**To do**
The line containing "W, H = 1311, 590" marks the end: extract everything from the first line of the data through that line, exactly, with no pictures.

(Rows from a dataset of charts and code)

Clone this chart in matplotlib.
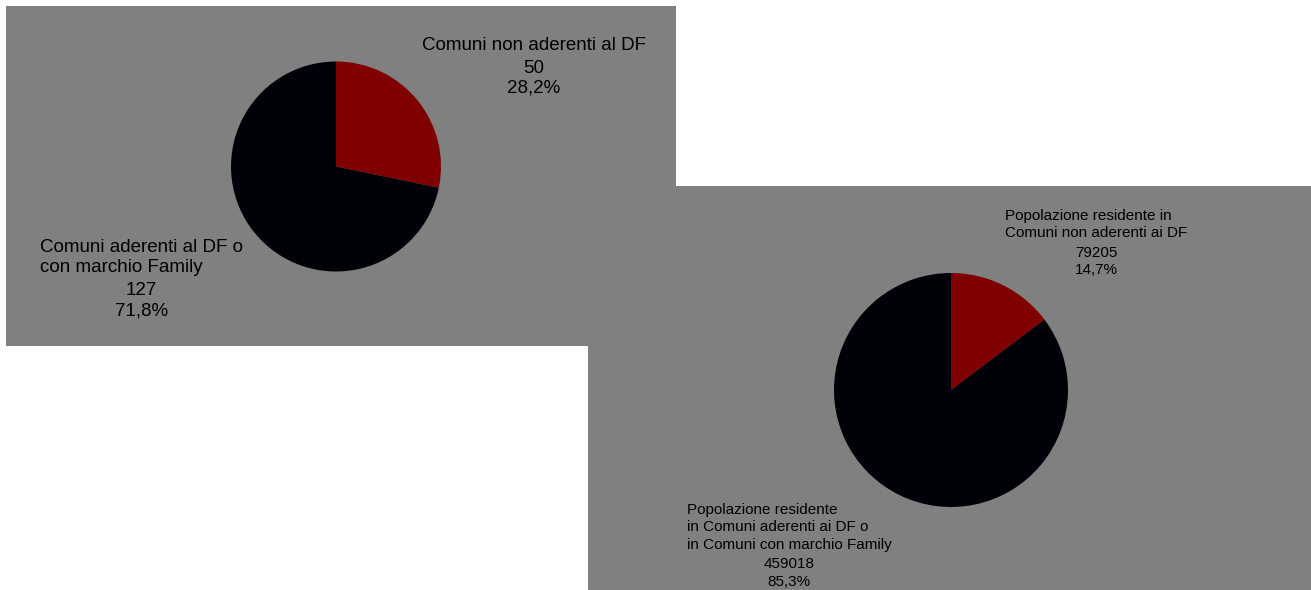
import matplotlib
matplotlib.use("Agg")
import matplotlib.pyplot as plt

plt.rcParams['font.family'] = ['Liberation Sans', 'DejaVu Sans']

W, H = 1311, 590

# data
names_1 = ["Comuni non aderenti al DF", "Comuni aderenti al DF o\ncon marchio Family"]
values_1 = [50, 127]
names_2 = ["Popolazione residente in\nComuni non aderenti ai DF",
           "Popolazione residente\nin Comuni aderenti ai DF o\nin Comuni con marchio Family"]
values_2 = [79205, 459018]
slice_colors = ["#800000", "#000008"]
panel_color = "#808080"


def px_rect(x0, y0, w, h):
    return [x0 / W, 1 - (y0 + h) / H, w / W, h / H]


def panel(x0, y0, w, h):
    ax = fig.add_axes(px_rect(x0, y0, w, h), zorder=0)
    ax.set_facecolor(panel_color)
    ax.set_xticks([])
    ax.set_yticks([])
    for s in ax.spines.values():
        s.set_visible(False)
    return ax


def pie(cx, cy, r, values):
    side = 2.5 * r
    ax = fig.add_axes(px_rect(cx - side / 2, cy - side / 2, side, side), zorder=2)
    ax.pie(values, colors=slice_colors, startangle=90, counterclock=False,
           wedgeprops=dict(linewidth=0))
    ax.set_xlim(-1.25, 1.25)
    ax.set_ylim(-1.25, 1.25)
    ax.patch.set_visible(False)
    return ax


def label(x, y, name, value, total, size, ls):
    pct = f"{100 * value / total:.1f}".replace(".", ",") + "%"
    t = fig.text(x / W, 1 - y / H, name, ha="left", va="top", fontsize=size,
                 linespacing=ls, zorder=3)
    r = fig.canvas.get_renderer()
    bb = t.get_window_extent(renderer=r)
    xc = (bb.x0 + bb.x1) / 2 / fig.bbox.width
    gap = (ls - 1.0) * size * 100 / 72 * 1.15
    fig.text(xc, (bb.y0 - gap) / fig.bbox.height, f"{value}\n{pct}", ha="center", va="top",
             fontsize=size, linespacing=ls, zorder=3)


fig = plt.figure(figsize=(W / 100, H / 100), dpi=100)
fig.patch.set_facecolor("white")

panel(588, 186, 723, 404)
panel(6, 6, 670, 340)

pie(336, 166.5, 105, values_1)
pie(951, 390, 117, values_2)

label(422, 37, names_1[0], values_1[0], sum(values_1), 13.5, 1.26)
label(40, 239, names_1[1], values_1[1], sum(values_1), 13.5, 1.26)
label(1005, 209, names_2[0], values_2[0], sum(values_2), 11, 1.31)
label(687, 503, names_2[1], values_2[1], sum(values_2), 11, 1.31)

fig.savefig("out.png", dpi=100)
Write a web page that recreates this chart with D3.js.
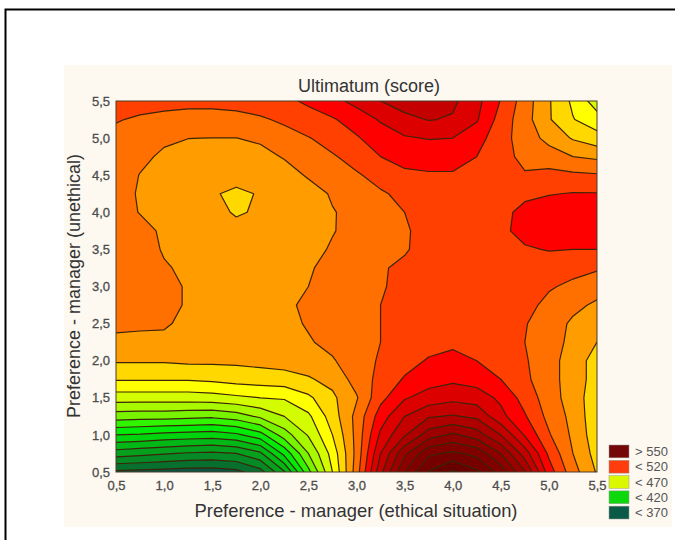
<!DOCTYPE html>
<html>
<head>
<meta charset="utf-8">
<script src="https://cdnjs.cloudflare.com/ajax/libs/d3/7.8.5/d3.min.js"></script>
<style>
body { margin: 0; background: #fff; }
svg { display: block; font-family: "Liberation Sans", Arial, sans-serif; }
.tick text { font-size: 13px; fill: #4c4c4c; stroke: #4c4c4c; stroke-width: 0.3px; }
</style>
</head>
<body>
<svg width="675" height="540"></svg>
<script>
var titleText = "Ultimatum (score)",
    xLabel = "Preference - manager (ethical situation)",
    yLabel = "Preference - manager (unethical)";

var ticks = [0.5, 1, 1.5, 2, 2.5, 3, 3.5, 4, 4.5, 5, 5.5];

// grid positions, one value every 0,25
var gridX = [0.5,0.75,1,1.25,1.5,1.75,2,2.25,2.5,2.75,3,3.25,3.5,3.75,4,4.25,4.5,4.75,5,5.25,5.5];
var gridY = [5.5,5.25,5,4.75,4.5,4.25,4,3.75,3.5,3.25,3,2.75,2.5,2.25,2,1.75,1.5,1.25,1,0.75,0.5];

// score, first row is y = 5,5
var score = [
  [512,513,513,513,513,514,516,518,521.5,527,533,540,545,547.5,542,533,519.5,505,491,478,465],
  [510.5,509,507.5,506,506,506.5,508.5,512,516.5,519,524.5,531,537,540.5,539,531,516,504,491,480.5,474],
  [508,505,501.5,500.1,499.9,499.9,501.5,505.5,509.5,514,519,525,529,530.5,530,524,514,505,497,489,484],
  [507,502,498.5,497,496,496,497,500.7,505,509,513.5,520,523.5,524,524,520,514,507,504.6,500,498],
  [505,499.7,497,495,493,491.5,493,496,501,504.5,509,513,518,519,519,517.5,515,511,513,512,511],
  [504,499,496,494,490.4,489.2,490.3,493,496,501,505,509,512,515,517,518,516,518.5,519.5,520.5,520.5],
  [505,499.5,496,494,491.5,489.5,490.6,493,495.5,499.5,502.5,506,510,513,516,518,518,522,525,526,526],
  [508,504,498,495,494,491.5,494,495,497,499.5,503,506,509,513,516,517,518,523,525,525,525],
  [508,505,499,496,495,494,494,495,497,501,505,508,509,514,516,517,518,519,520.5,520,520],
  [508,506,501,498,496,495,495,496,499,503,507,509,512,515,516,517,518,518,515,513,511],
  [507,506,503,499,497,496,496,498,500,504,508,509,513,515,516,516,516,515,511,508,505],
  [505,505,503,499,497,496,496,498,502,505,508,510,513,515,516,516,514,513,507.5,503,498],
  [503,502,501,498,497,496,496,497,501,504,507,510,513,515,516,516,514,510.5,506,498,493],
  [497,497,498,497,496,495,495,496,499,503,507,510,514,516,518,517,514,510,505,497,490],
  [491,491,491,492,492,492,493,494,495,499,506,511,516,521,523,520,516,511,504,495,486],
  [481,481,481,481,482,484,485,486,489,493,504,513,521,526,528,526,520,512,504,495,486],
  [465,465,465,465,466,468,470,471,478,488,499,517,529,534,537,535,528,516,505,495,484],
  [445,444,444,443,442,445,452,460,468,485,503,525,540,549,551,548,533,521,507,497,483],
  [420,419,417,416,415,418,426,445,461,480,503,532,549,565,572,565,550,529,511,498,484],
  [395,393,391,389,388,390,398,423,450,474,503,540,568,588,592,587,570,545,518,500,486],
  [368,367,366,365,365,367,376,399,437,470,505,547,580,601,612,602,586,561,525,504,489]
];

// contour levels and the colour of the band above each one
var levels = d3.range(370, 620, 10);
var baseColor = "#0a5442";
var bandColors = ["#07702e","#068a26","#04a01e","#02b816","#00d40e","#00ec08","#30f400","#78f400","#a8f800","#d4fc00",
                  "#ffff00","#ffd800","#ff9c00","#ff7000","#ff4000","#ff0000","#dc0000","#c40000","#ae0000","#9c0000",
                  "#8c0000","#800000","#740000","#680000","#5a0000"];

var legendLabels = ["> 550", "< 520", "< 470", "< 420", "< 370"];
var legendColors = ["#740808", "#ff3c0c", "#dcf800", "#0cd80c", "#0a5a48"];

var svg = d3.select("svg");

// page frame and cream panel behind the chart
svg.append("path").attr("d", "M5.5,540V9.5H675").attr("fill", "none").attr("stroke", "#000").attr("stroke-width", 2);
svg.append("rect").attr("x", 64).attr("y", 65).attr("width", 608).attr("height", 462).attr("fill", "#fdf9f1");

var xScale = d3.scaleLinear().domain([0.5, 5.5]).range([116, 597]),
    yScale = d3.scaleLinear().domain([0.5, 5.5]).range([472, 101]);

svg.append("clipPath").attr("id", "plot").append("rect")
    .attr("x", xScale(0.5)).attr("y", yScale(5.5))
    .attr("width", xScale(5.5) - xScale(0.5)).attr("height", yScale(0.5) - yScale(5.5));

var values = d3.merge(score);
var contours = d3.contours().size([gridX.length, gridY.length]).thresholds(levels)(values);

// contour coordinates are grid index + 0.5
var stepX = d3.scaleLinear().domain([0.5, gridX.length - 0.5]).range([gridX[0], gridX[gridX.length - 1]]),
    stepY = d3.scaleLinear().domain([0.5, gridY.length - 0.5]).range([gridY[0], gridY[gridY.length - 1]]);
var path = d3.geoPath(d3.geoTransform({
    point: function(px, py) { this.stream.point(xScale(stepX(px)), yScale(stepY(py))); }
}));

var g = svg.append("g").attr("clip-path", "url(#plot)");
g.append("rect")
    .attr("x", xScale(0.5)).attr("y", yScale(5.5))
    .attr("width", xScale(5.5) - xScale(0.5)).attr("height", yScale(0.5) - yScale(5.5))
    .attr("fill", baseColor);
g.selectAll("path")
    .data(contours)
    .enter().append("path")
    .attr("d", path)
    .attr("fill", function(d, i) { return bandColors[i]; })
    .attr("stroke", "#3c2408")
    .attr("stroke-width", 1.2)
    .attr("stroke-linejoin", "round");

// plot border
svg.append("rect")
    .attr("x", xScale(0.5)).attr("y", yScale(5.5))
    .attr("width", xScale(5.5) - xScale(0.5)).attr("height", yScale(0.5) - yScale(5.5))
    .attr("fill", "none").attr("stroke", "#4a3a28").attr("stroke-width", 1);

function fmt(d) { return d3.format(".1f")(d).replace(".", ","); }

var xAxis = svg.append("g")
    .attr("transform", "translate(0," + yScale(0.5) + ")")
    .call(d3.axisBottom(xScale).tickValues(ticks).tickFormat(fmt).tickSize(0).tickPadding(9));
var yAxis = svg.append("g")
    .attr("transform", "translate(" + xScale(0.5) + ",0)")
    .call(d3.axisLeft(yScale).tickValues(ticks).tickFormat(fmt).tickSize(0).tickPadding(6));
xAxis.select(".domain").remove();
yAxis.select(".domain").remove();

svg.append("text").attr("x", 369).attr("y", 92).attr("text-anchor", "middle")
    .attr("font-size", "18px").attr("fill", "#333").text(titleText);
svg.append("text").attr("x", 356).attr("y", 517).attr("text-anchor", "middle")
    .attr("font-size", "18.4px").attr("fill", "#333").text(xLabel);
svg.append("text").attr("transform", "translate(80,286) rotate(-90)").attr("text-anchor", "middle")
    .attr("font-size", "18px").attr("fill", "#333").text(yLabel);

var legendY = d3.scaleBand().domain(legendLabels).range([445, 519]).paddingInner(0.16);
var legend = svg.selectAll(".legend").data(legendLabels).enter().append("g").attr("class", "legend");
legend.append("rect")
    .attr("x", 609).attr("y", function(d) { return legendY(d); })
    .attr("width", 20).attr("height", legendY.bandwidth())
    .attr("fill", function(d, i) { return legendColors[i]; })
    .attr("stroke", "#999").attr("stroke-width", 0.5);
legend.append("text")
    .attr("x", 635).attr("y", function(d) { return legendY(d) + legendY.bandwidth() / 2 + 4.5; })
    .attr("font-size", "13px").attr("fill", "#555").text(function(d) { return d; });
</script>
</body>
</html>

**Written answer**
Clone this chart in matplotlib.
import matplotlib
matplotlib.use("Agg")
import matplotlib.pyplot as plt

plt.rcParams['font.family'] = ['Liberation Sans', 'DejaVu Sans']

W, H = 1311, 590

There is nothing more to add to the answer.